> [Written exercise] Retype exactly the lines from the first one through the line with "845 sq ft</text>", including both ends; skip any pictures.

::::::::

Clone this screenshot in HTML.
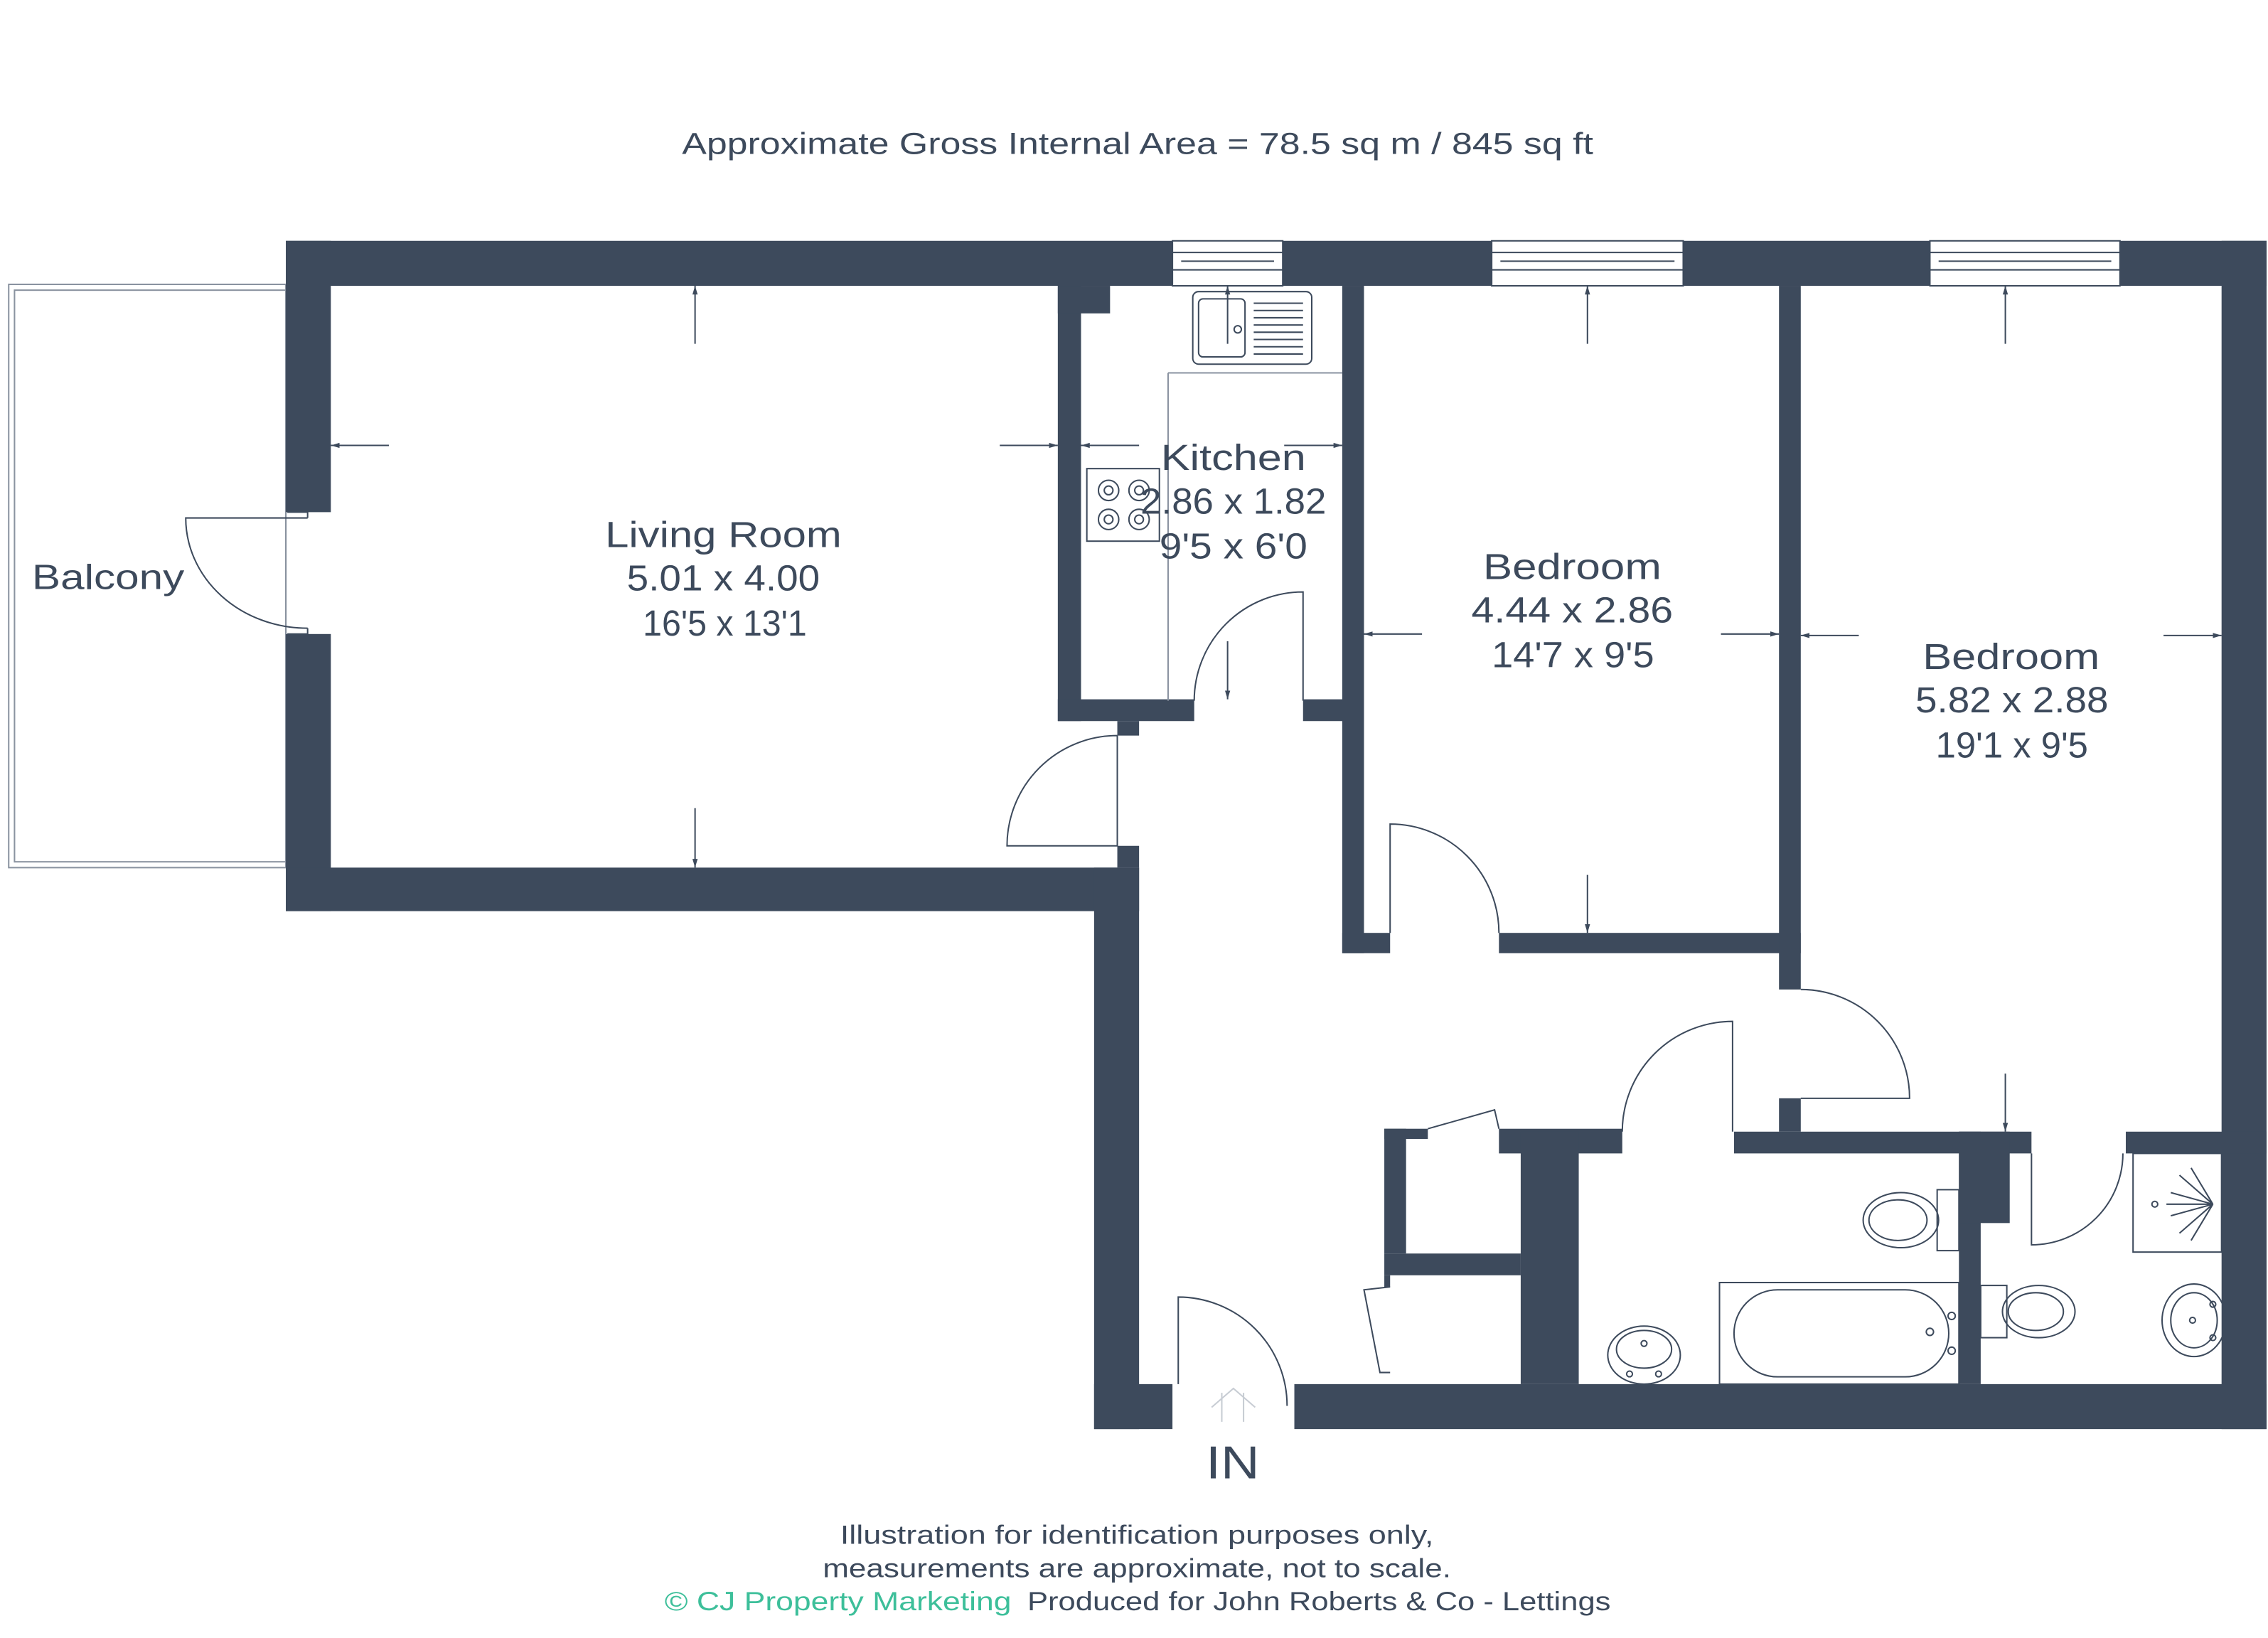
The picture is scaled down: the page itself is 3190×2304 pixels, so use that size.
<!DOCTYPE html>
<html><head><meta charset="utf-8"><style>
html,body{margin:0;padding:0;background:#fff;width:3190px;height:2304px;overflow:hidden}
svg{display:block}
text{font-family:"Liberation Sans",sans-serif;fill:#3d4a5c}
</style></head><body>
<svg width="3190" height="2304" viewBox="0 0 1563 1129" preserveAspectRatio="none">
<defs>
<marker id="ah" viewBox="0 0 10 10" refX="10" refY="5" markerWidth="6" markerHeight="6" orient="auto-start-reverse" markerUnits="userSpaceOnUse">
<path d="M0,2 L10,5 L0,8 z" fill="#3d4a5c"/></marker>
</defs>
<text x="470" y="106" font-size="21" textLength="628" lengthAdjust="spacingAndGlyphs">Approximate Gross Internal Area = 78.5 sq m / 845 sq ft</text>

<!-- balcony -->
<rect x="6" y="196" width="191" height="402" fill="none" stroke="#8a93a0" stroke-width="1"/>
<rect x="10" y="200" width="187" height="394" fill="none" stroke="#8a93a0" stroke-width="1"/>
<text x="22" y="406" font-size="24" textLength="105" lengthAdjust="spacingAndGlyphs">Balcony</text>

<g fill="#3d4a5c">
<rect x="197" y="166" width="1365" height="31"/>
<rect x="197" y="166" width="31" height="187"/>
<rect x="197" y="437" width="31" height="191"/>
<rect x="197" y="598" width="588" height="30"/>
<rect x="754" y="598" width="31" height="387"/>
<rect x="754" y="954" width="54" height="31"/>
<rect x="892" y="954" width="670" height="31"/>
<rect x="1531" y="166" width="31" height="819"/>
<rect x="729" y="197" width="16" height="300"/>
<rect x="729" y="197" width="36" height="19"/>
<rect x="729" y="482" width="94" height="15"/>
<rect x="898" y="482" width="42" height="15"/>
<rect x="770" y="497" width="15" height="10"/>
<rect x="770" y="583" width="15" height="15"/>
<rect x="925" y="197" width="15" height="460"/>
<rect x="925" y="643" width="33" height="14"/>
<rect x="1033" y="643" width="208" height="14"/>
<rect x="1226" y="197" width="15" height="485"/>
<rect x="1226" y="757" width="15" height="23"/>
<rect x="1195" y="780" width="205" height="15"/>
<rect x="1465" y="780" width="97" height="15"/>
<rect x="954" y="778" width="30" height="7"/>
<rect x="1033" y="778" width="85" height="17"/>
<rect x="954" y="778" width="15" height="86"/>
<rect x="954" y="864" width="94" height="15"/>
<rect x="954" y="879" width="4" height="8"/>
<rect x="1048" y="780" width="40" height="174"/>
<rect x="1350" y="780" width="15" height="174"/>
<rect x="1350" y="780" width="35" height="63"/>
</g>

<!-- windows -->
<g fill="#fff" stroke="#3d4a5c" stroke-width="1">
<rect x="808" y="166" width="76" height="31"/><line x1="808" y1="174" x2="884" y2="174"/><line x1="814" y1="180" x2="878" y2="180"/><line x1="808" y1="186" x2="884" y2="186"/>
<rect x="1028" y="166" width="132" height="31"/><line x1="1028" y1="174" x2="1160" y2="174"/><line x1="1034" y1="180" x2="1154" y2="180"/><line x1="1028" y1="186" x2="1160" y2="186"/>
<rect x="1330" y="166" width="131" height="31"/><line x1="1330" y1="174" x2="1461" y2="174"/><line x1="1336" y1="180" x2="1455" y2="180"/><line x1="1330" y1="186" x2="1461" y2="186"/>
</g>

<!-- doors -->
<g fill="none" stroke="#3d4a5c" stroke-width="1">
<path d="M212,357 H128 A84,76 0 0 0 212,433"/>
<path d="M198,353 h14 v4 M198,437 h14 v-4"/>
<path d="M770,507 V583 H694 A76,76 0 0 1 770,507"/>
<path d="M823,483 A75,75 0 0 1 898,408 V483"/>
<path d="M958,643 V568 A75,75 0 0 1 1033,643"/>
<path d="M1241,682 A75,75 0 0 1 1316,757 H1241"/>
<path d="M1118,780 A76,76 0 0 1 1194,704 V780"/>
<path d="M1400,795 V858 A63,63 0 0 0 1463,795"/>
<path d="M812,954 V894 A75,75 0 0 1 887,969"/>
<path d="M984,778 L1030,765 L1033,778"/>
<path d="M958,887 L940,889 L951,946 L958,946"/>
<path d="M842,960 v20 M857,960 v20 M835,970 L850,957 L865,970" stroke="#c7ccd3"/>
</g>

<!-- kitchen fixtures -->
<g fill="none" stroke="#3d4a5c" stroke-width="1">
<rect x="822" y="201" width="82" height="50" rx="4"/>
<rect x="826" y="206" width="32" height="40" rx="3"/>
<circle cx="853" cy="227" r="2.5"/>
<path d="M864,209h34M864,214h34M864,219h34M864,224h34M864,229h34M864,234h34M864,239h34M864,244h34"/>
<path d="M805,257 H925 M805,257 V483" stroke="#8a93a0"/>
<rect x="749" y="323" width="50" height="50"/>
<circle cx="764" cy="338" r="7"/><circle cx="764" cy="338" r="3"/>
<circle cx="785" cy="338" r="7"/><circle cx="785" cy="338" r="3"/>
<circle cx="764" cy="358" r="7"/><circle cx="764" cy="358" r="3"/>
<circle cx="785" cy="358" r="7"/><circle cx="785" cy="358" r="3"/>
</g>

<!-- bathroom fixtures -->
<g fill="none" stroke="#3d4a5c" stroke-width="1">
<rect x="1335" y="820" width="15" height="42"/>
<ellipse cx="1310" cy="841" rx="26" ry="19"/><ellipse cx="1308" cy="841" rx="20" ry="14"/>
<rect x="1185" y="884" width="165" height="70"/>
<rect x="1195" y="889" width="148" height="60" rx="30"/>
<circle cx="1345" cy="907" r="2.5"/><circle cx="1345" cy="931" r="2.5"/><circle cx="1330" cy="918" r="2.5"/>
<ellipse cx="1133" cy="934" rx="25" ry="20"/><ellipse cx="1133" cy="930" rx="19" ry="13"/>
<circle cx="1133" cy="926" r="2"/><circle cx="1123" cy="947" r="2"/><circle cx="1143" cy="947" r="2"/>
<rect x="1365" y="886" width="18" height="36"/>
<ellipse cx="1405" cy="904" rx="25" ry="18"/><ellipse cx="1403" cy="904" rx="19" ry="13"/>
<ellipse cx="1512" cy="910" rx="22" ry="25"/><ellipse cx="1512" cy="910" rx="16" ry="19"/>
<circle cx="1511" cy="910" r="2"/><circle cx="1525" cy="899" r="2"/><circle cx="1525" cy="922" r="2"/>
<rect x="1470" y="795" width="61" height="68"/>
<circle cx="1485" cy="830" r="2"/>
<path d="M1493,830 H1525 M1525,830 L1502,810 M1525,830 L1502,850 M1525,830 L1496,822 M1525,830 L1496,838 M1525,830 L1510,805 M1525,830 L1510,855"/>
</g>

<!-- dimension arrows -->
<g stroke="#3d4a5c" stroke-width="1" fill="none" marker-end="url(#ah)">
<line x1="479" y1="237" x2="479" y2="197"/>
<line x1="479" y1="557" x2="479" y2="598"/>
<line x1="268" y1="307" x2="228" y2="307"/>
<line x1="689" y1="307" x2="729" y2="307"/>
<line x1="785" y1="307" x2="745" y2="307"/>
<line x1="885" y1="307" x2="925" y2="307"/>
<line x1="846" y1="237" x2="846" y2="197"/>
<line x1="846" y1="442" x2="846" y2="482"/>
<line x1="1094" y1="237" x2="1094" y2="197"/>
<line x1="1094" y1="603" x2="1094" y2="643"/>
<line x1="980" y1="437" x2="940" y2="437"/>
<line x1="1186" y1="437" x2="1226" y2="437"/>
<line x1="1382" y1="237" x2="1382" y2="197"/>
<line x1="1382" y1="740" x2="1382" y2="780"/>
<line x1="1281" y1="438" x2="1241" y2="438"/>
<line x1="1491" y1="438" x2="1531" y2="438"/>
</g>

<g font-size="25" lengthAdjust="spacingAndGlyphs">
<text x="417" y="377" textLength="163" lengthAdjust="spacingAndGlyphs">Living Room</text>
<text x="432" y="407" textLength="133" lengthAdjust="spacingAndGlyphs">5.01 x 4.00</text>
<text x="443" y="438" textLength="113" lengthAdjust="spacingAndGlyphs">16'5 x 13'1</text>
<text x="800" y="324" textLength="100" lengthAdjust="spacingAndGlyphs">Kitchen</text>
<text x="786" y="354" textLength="128" lengthAdjust="spacingAndGlyphs">2.86 x 1.82</text>
<text x="799" y="385" textLength="102" lengthAdjust="spacingAndGlyphs">9'5 x 6'0</text>
<text x="1022" y="399" textLength="123" lengthAdjust="spacingAndGlyphs">Bedroom</text>
<text x="1014" y="429" textLength="139" lengthAdjust="spacingAndGlyphs">4.44 x 2.86</text>
<text x="1028" y="460" textLength="112" lengthAdjust="spacingAndGlyphs">14'7 x 9'5</text>
<text x="1325" y="461" textLength="122" lengthAdjust="spacingAndGlyphs">Bedroom</text>
<text x="1320" y="491" textLength="133" lengthAdjust="spacingAndGlyphs">5.82 x 2.88</text>
<text x="1334" y="522" textLength="105" lengthAdjust="spacingAndGlyphs">19'1 x 9'5</text>
</g>
<text x="831" y="1019" font-size="32" textLength="37" lengthAdjust="spacingAndGlyphs">IN</text>
<g font-size="18">
<text x="579" y="1064" textLength="409" lengthAdjust="spacingAndGlyphs">Illustration for identification purposes only,</text>
<text x="567" y="1087" textLength="433" lengthAdjust="spacingAndGlyphs">measurements are approximate, not to scale.</text>
<text x="458" y="1110" textLength="239" lengthAdjust="spacingAndGlyphs" style="fill:#3dbf9a">© CJ Property Marketing</text>
<text x="708" y="1110" textLength="402" lengthAdjust="spacingAndGlyphs">Produced for John Roberts &amp; Co - Lettings</text>
</g>
</svg>
</body></html>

::::::::

> [Final result]
Clone this screenshot in HTML.
The picture is scaled down: the page itself is 3190×2304 pixels, so use that size.
<!DOCTYPE html>
<html><head><meta charset="utf-8"><style>
html,body{margin:0;padding:0;background:#fff;width:3190px;height:2304px;overflow:hidden}
svg{display:block}
text{font-family:"Liberation Sans",sans-serif;fill:#3d4a5c}
</style></head><body>
<svg width="3190" height="2304" viewBox="0 0 1563 1129" preserveAspectRatio="none">
<defs>
<marker id="ah" viewBox="0 0 10 10" refX="10" refY="5" markerWidth="6" markerHeight="6" orient="auto-start-reverse" markerUnits="userSpaceOnUse">
<path d="M0,2 L10,5 L0,8 z" fill="#3d4a5c"/></marker>
</defs>
<text x="470" y="106" font-size="21" textLength="628" lengthAdjust="spacingAndGlyphs">Approximate Gross Internal Area = 78.5 sq m / 845 sq ft</text>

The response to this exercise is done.